City staff and municipal consultant HF&H told the council the assignment would be contingent on the seller and buyer finalizing their corporate transaction, and described several contract changes negotiated to reflect the incoming contractor’s operations and to protect the city. HF&H’s presentation said the city would receive a transfer payment estimated at about $1,260,000 based on the remaining term and expected gross revenues, plus roughly $130,000 to cover recent shortfalls in diversion requirements and $60,000 to reimburse the city for review costs.

"It should be seamless for the residents and the business owners," Director Rigg said in closing the discussion, adding that most drivers and customer-service staff are expected to transfer to the new operator and that collection days and rates will remain the same.
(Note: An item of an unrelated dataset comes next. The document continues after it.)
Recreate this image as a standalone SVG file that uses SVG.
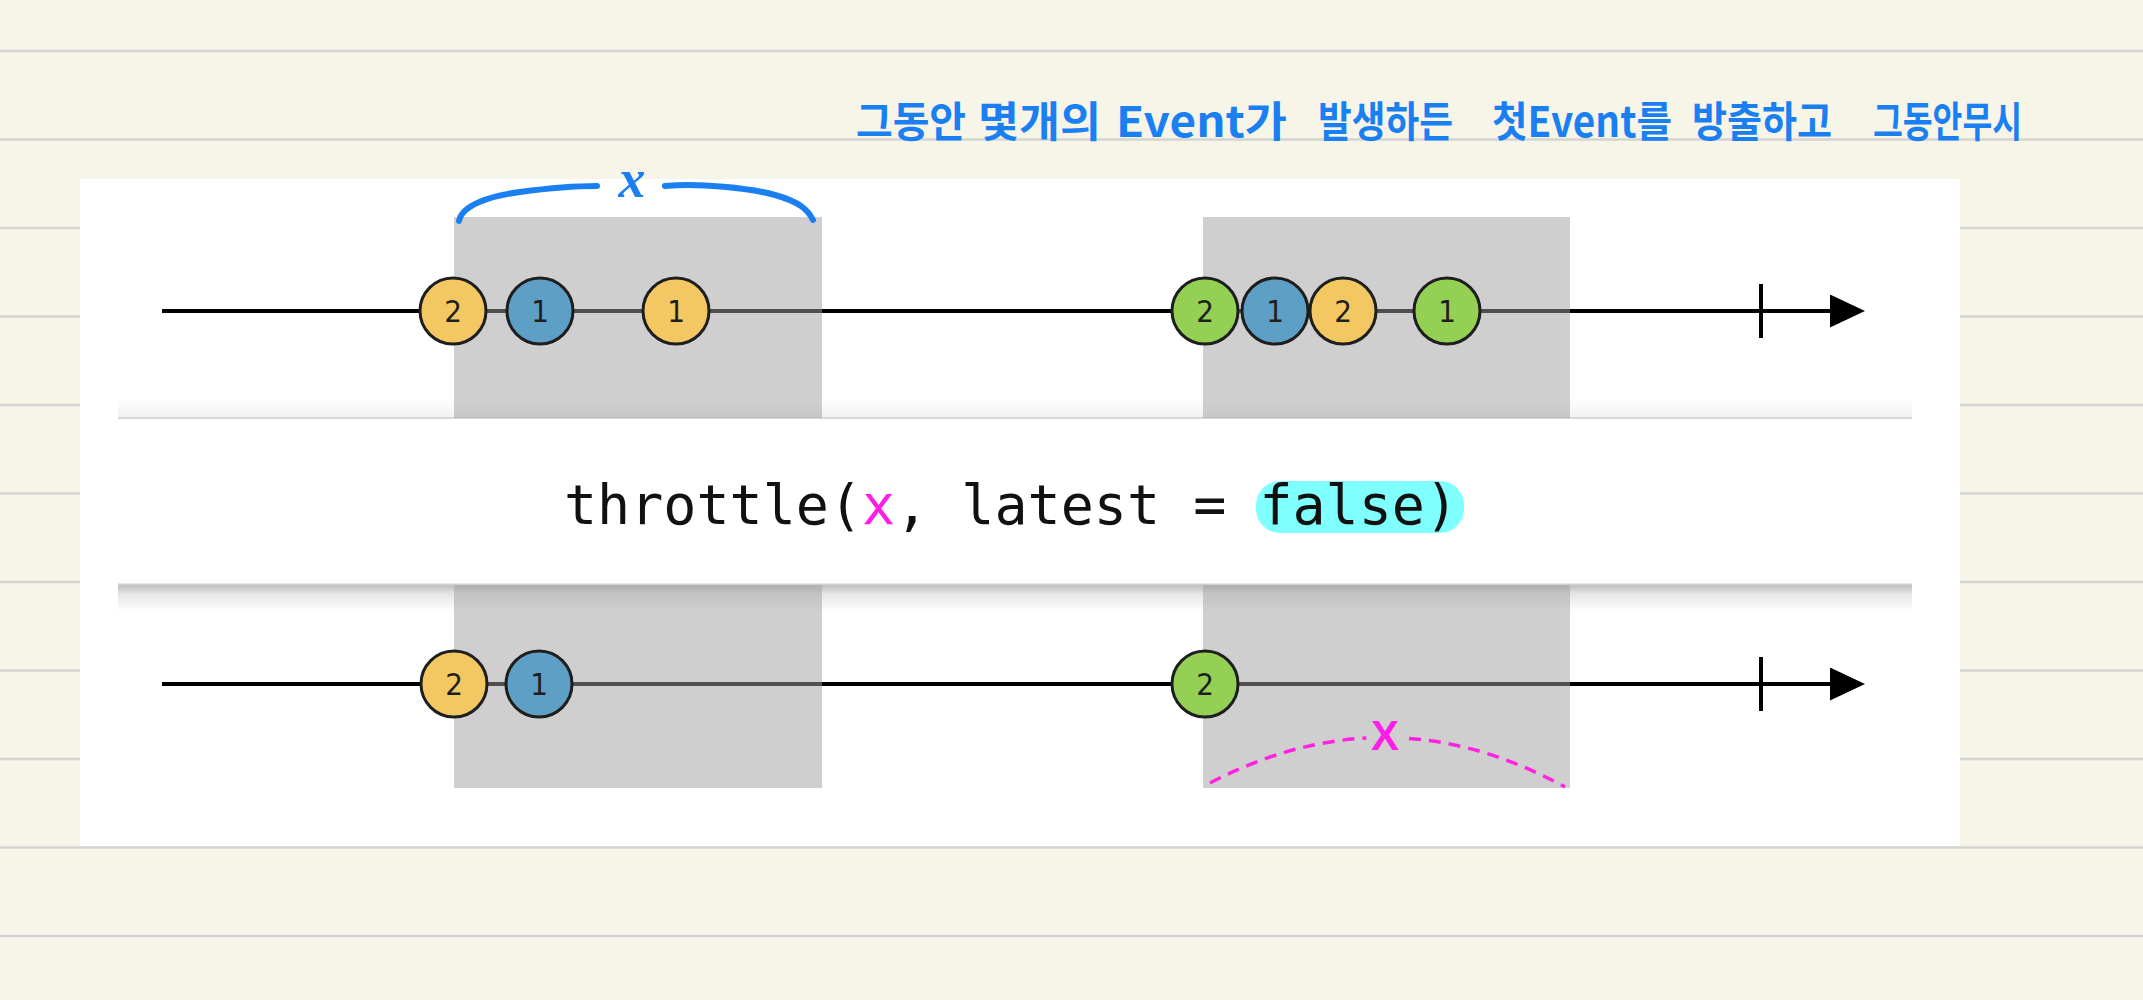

HF&H’s consultant explained several technical amendments: additional mixed-waste processing to recover recyclables, a bin-transition plan requiring all containers to carry the new hauler’s information within 12 months, added cyber-liability insurance, clarified rate-adjustment language and a detailed contingency plan aimed at maintaining service during potential labor disruptions.

Council members pressed company and consultant representatives on how the incoming operator would meet state diversion obligations and on the reduction in required public-education workshops from eight to four in the draft amendment. Waste Management representatives offered to keep public-education language consistent with prior practice; the council added an amendment to retain the city’s existing education commitments.

Tom Gendel, chief operating officer of Waste Resources, said the sale was driven by owners’ retirement plans; Waste Management representatives emphasized their larger scale and resources and pledged outreach and education. "I would say 99% the same," Gendel said about what residents should expect from collection service under the new operator. Waste Management noted it is a union employer and both companies said roughly 90% of current drivers had agreed to transfer and join the union.

Mayor Serta and all council members voted to approve the consent to assignment and the first amendment.

What happens next: the assignment is conditioned on WRG and Waste Management finalizing their corporate transaction and on meeting the contract conditions specified in the consent. The city will receive the estimated transfer payment only once the transaction closes and the final date is known.